The wild cherry smoked pig cheek tostada were succulent little piles of shredded, moist meat, stacked up with sour cream, a salsa roja with a sweet, piquant little kick, and a scattering of sesame and coriander. A lip-smacking start to our evening that was the equivalent of barging into your sleeping tastebuds bedroom, tapping them on the shoulder and surprising them into a wide-awake state ready for more.
Our second choice was the smoked brisket chilli cheese, a toasted bun filled with the kind of slow-cooked brisket you dream of, with grated cheese and some of Andy’s own homemade charcoal mayo. Now I’m no barbecue expert, but I’m pretty sure connoisseurs would have been impressed by both of these dishes.
Weren’t we full after both of those (which we shared by the way), you ask? Well yes, of course. But when has that stopped us. I got the next choice and was keen to try Becky’s Bhajis. Becky escaped from a job in the NHS to start her own street food business and now she and husband Frank make the biggest bhajis I’ve ever seen.
When we ordered the ‘Arji Bhaji’ – three bhajis with two dips – we weren’t quite aware of how big these badboys are. They were light and crispy, though quite muted after the punch packed by the barbecue meat we’d just tried. We also tried a ‘Mirchi’ – a whole battered chilli – which was more up my street. Sweet and succulent inside the same crispy batter.
Since we were slightly flagging, I have to confess to having not tried every single one of the traders. I’m not actually sure it would have been physically possible! I did however manage to execute full weirdo mode and take a few pictures of other people’s food (I know, how strange. I did ask permission first, promise!).
Blue Caribou Canteen’s ‘Poutine’ was tempting, as I’ve never actually had it before, but I just couldn’t commit to so much potato. These guys were 2017 British Street Food Award Finalists and use locally-sourced Maris Piper potatoes and cheese curds from the Forest of Bowland, with gravy made to an authentic, Québec-style recipe. Next time Blue Caribou, next time!
The same was the case with pan-Asian Canteen regulars Canoodle and, I’m sad to say, European Street Food Award Winners 2017 Baked in Brick. Lee DeSanges studied catering at University College Birmingham, then went on to work at Le Cote D’or as well as Le Manoir. He moved into street food and has since been serving up amazing 24-hour marinated chicken tikka cooked over choarcoal under the bonnet of a converted 1964 Mini Cooper.
It looked good, I promise, and writing this I’m now a bit gutted that we didn’t just power through and try it. We also couldn’t manage anything sweet from Victoria Creperie, though I’ve tried these before and can vouch for how good not only their pancakes are, but their cheesecakes too.
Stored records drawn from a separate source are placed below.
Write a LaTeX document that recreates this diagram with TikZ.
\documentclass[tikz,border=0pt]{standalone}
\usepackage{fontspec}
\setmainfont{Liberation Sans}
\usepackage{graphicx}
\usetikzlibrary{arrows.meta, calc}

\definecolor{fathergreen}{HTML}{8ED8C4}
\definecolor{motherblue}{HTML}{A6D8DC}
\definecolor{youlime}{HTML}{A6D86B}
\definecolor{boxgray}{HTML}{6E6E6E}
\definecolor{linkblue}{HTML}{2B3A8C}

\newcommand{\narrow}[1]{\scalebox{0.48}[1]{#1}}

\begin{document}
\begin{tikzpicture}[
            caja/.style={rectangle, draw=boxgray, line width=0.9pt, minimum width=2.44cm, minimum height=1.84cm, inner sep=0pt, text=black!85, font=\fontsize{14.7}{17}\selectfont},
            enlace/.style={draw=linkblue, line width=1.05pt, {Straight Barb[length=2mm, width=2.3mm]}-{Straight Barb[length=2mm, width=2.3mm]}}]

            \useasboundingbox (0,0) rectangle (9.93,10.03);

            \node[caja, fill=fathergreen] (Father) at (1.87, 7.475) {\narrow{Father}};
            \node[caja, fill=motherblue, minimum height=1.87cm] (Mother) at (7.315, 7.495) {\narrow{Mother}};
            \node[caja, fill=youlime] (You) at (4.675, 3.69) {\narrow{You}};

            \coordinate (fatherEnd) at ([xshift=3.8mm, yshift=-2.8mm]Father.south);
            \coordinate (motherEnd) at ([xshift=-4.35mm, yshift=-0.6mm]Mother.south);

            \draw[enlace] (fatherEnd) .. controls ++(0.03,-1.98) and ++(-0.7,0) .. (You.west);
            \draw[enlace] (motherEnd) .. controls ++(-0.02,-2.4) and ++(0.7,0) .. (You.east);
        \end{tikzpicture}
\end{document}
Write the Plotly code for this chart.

What we did manage to squeeze into our stretched little tummies were some Bao (steamed buns to simpletons like me) from Wallace and Sons. These guys are from Manchester and make their own buns, filling them with a whole range of tempting fillings. Not able to decide which one we wanted, we tried the selection of three: pork shoulder with hoi sin, sriracha and crispy pork skin; salt cod in a black bun with pickled fennel and sriracha mayo; and the Katsu Bun, packed with fried chicken, pickled shiitake and wasabi mayo. All were great but I think the classic flavours of the pork shoulder took it for me. Plus, I’m a glutton for a bit of sriracha, as you may know.
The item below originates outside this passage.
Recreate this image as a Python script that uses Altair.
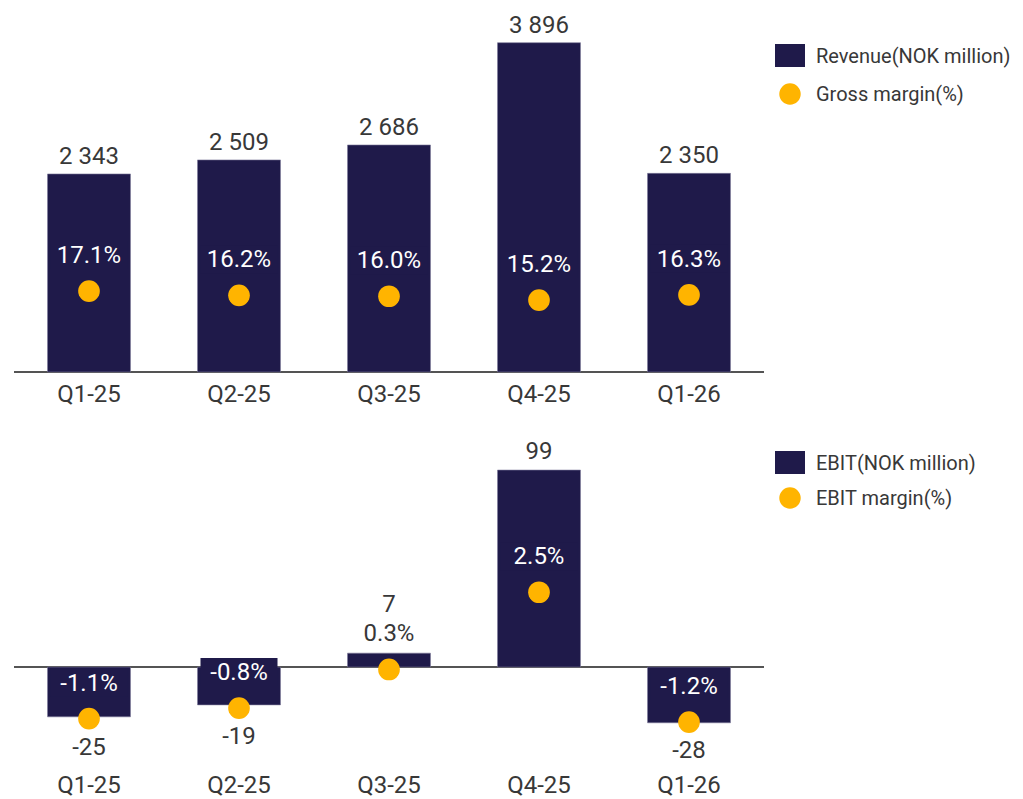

Yes, we ate too much. Yes, we had to roll home early. And yes, I very much wished I lived in Leicester so I could have stayed, drank more cocktails, danced to the DJ and maybe made a bit more room to get some of Baked in Brick’s chicken. Canteen is a great night and proves that Birmingham isn’t the only place in the Midlands doing great stuff with food. It’s a great atmosphere, they get a fab range of traders from local heroes to the big boys in the world of street food and you’re guaranteed a good night. It takes place on the last Friday of every month at LCB Depot on Rutland Street from 5-10pm so I strongly suggest you get it in your diary!
In fact, I loved it so much I felt inspired to make a little video of our night. So here we go:-
Canteen takes place on the last Friday of every month at LCB Depot on Rutland Street, Leicester. LE1
1RE. From 5pm to 10pm. I was invited as the October blogger of the month so some of my food was complimentary but we happily paid for the rest.